Fortunately for dealers, manufacturers say the push for green products is coming from the end users for a variety of reasons, including government regulations and money-saving opportunities.

“The water supply obviously isn’t getting any larger, and we’re dealing with more and more stressed water applications,” says Walker. “So we’re able to help push the envelope to increase those recovery rates.
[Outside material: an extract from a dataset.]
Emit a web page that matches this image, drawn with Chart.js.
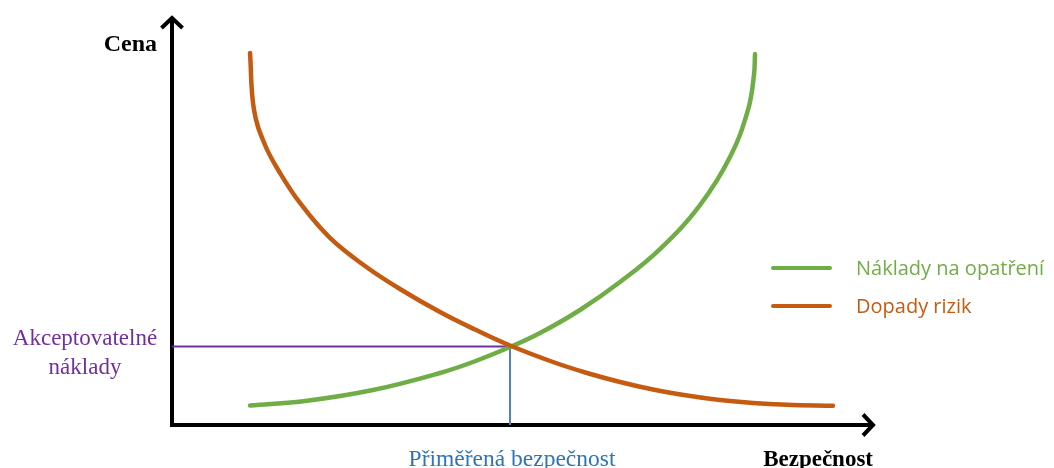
<!DOCTYPE html>
<html>
<head>
<meta charset="utf-8">
<script src="https://cdn.jsdelivr.net/npm/chart.js@4/dist/chart.umd.min.js"></script>
<style>
html,body{margin:0;padding:0;background:#fff;}
canvas{display:block;}
</style>
</head>
<body>
<canvas id="c" width="1054" height="468"></canvas>
<script>
// ---- data (abstract units: security 0..100, cost 0..100) ----
const seriesLabels = ["Náklady na opatření", "Dopady rizik"];
const costX = [11.13, 19.26, 28.67, 38.23, 42.94, 48.22, 52.50, 58.20, 63.91, 69.61, 75.32, 79.60, 82.17, 83.02, 83.17];
const costY = [4.79, 5.97, 8.60, 12.78, 15.48, 19.16, 22.60, 28.26, 35.14, 43.24, 54.05, 65.85, 77.40, 86.00, 91.15];
const riskX = [11.13, 11.70, 13.27, 15.41, 18.26, 22.54, 27.53, 32.52, 38.23, 43.22, 48.22, 54.35, 59.20, 63.91, 68.62, 73.47, 78.17, 82.88, 87.73, 94.29];
const riskY = [91.40, 77.40, 68.80, 61.92, 54.55, 45.95, 39.07, 33.42, 27.76, 23.46, 19.53, 15.48, 12.78, 10.57, 8.72, 7.25, 6.14, 5.41, 4.99, 4.74];
const optimumX = [48.22];
const optimumY = [19.29];
const axisTitles = { y: "Cena", x: "Bezpečnost" };
const optimumLabels = { cost: ["Akceptovatelné", "náklady"], security: "Přiměřená bezpečnost" };

const GREEN = "#70AD47", ORANGE = "#C55A11", PURPLE = "#7030A0", BLUE = "#4F81BD", BLUE_TXT = "#2E75B6";

const pts = (xs, ys) => xs.map((x, i) => ({ x, y: ys[i] }));

const overlay = {
  id: "overlay",
  beforeDatasetsDraw(chart) {
    const { ctx, scales: { x, y } } = chart;
    const x0 = x.getPixelForValue(0), y0 = y.getPixelForValue(0);
    const xEnd = x.getPixelForValue(100), yEnd = y.getPixelForValue(100);
    ctx.save();
    ctx.strokeStyle = "#000";
    ctx.lineWidth = 4;
    ctx.lineJoin = "miter";
    ctx.lineCap = "butt";
    ctx.beginPath();
    ctx.moveTo(x0, y0 + 2);
    ctx.lineTo(x0, yEnd + 1);
    ctx.moveTo(x0 - 2, y0);
    ctx.lineTo(xEnd - 1, y0);
    ctx.stroke();
    ctx.beginPath();
    ctx.moveTo(x0 - 10.5, yEnd + 10);
    ctx.lineTo(x0, yEnd);
    ctx.lineTo(x0 + 10.5, yEnd + 10);
    ctx.moveTo(xEnd - 10, y0 - 10.5);
    ctx.lineTo(xEnd, y0);
    ctx.lineTo(xEnd - 10, y0 + 10.5);
    ctx.stroke();
    ctx.restore();
  },
  afterDraw(chart) {
    const { ctx, scales: { x, y } } = chart;
    const x0 = x.getPixelForValue(0), y0 = y.getPixelForValue(0);
    const xEnd = x.getPixelForValue(100);
    ctx.save();
    ctx.fillStyle = "#000";
    ctx.font = "bold 24px 'Liberation Serif', 'Times New Roman', serif";
    ctx.textAlign = "right";
    ctx.textBaseline = "alphabetic";
    ctx.fillText(axisTitles.y, x0 - 15, 51);
    ctx.font = "bold 23px 'Liberation Serif', 'Times New Roman', serif";
    ctx.fillText(axisTitles.x, xEnd, y0 + 41);
    const oy = y.getPixelForValue(optimumY[0]);
    const ox = x.getPixelForValue(optimumX[0]);
    ctx.textAlign = "center";
    ctx.fillStyle = PURPLE;
    ctx.font = "23px 'Liberation Serif', 'Times New Roman', serif";
    ctx.fillText(optimumLabels.cost[0], 85, oy - 1);
    ctx.fillText(optimumLabels.cost[1], 85, oy + 28);
    ctx.fillStyle = BLUE_TXT;
    ctx.font = "23.5px 'Liberation Serif', 'Times New Roman', serif";
    ctx.fillText(optimumLabels.security, ox + 2, y0 + 41);
    const items = chart.data.datasets.filter(d => d.label);
    ctx.textAlign = "left";
    ctx.font = "20px 'Open Sans', Lato, sans-serif";
    ctx.lineCap = "round";
    items.forEach((d, i) => {
      const ly = 268 + i * 38;
      ctx.strokeStyle = d.borderColor;
      ctx.lineWidth = 4;
      ctx.beginPath();
      ctx.moveTo(773, ly);
      ctx.lineTo(830, ly);
      ctx.stroke();
      ctx.fillStyle = d.borderColor;
      ctx.fillText(d.label, 856, ly + 7);
    });
    ctx.restore();
  }
};

new Chart(document.getElementById("c"), {
  type: "line",
  data: {
    datasets: [
      { label: seriesLabels[0], data: pts(costX, costY), borderColor: GREEN, borderWidth: 4.5,
        tension: 0.4, pointRadius: 0, borderCapStyle: "round", order: 1 },
      { label: seriesLabels[1], data: pts(riskX, riskY), borderColor: ORANGE, borderWidth: 4.5,
        tension: 0.4, pointRadius: 0, borderCapStyle: "round", order: 0 },
      { label: "", data: [{ x: 0, y: optimumY[0] }, { x: optimumX[0], y: optimumY[0] }],
        borderColor: PURPLE, borderWidth: 2, pointRadius: 0, order: 3 },
      { label: "", data: [{ x: optimumX[0], y: optimumY[0] }, { x: optimumX[0], y: 0 }],
        borderColor: BLUE, borderWidth: 2, pointRadius: 0, order: 2 }
    ]
  },
  options: {
    responsive: false,
    devicePixelRatio: 1,
    animation: false,
    layout: { padding: { left: 172, right: 181, top: 18, bottom: 43 } },
    scales: {
      x: { type: "linear", min: 0, max: 100, display: false },
      y: { type: "linear", min: 0, max: 100, display: false }
    },
    plugins: { legend: { display: false }, tooltip: { enabled: false } },
    events: []
  },
  plugins: [overlay]
});
</script>
</body>
</html>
If we can recover more water as the water supplies are changing then we feel that’s good for the environment.”

What is obvious to most people is that “green” products and services are good for the environment, preventing waste of materials and fresh water, preventing pollution by discharge of harmful chemicals and materials into the environment and preventing unnecessary energy use.

Taking measures that protect the environment surely gives homeowners and business owners a general peace of mind, but they may not understand how it directly affects the bottom line and expenses.

Dealers need to communicate that by saving energy, homeowners and business owners save money on energy bills, and the same with water and water bills. By taking proper “green” measures with equipment, end-customers can prevent costly equipment replacement and also prevent more materials in the world’s landfills. And by preventing pollution, commercial, municipal and industrial clients can avoid costly government fines. These “green” measures can keep almost any company or individual in the black when it comes to balancing a budget.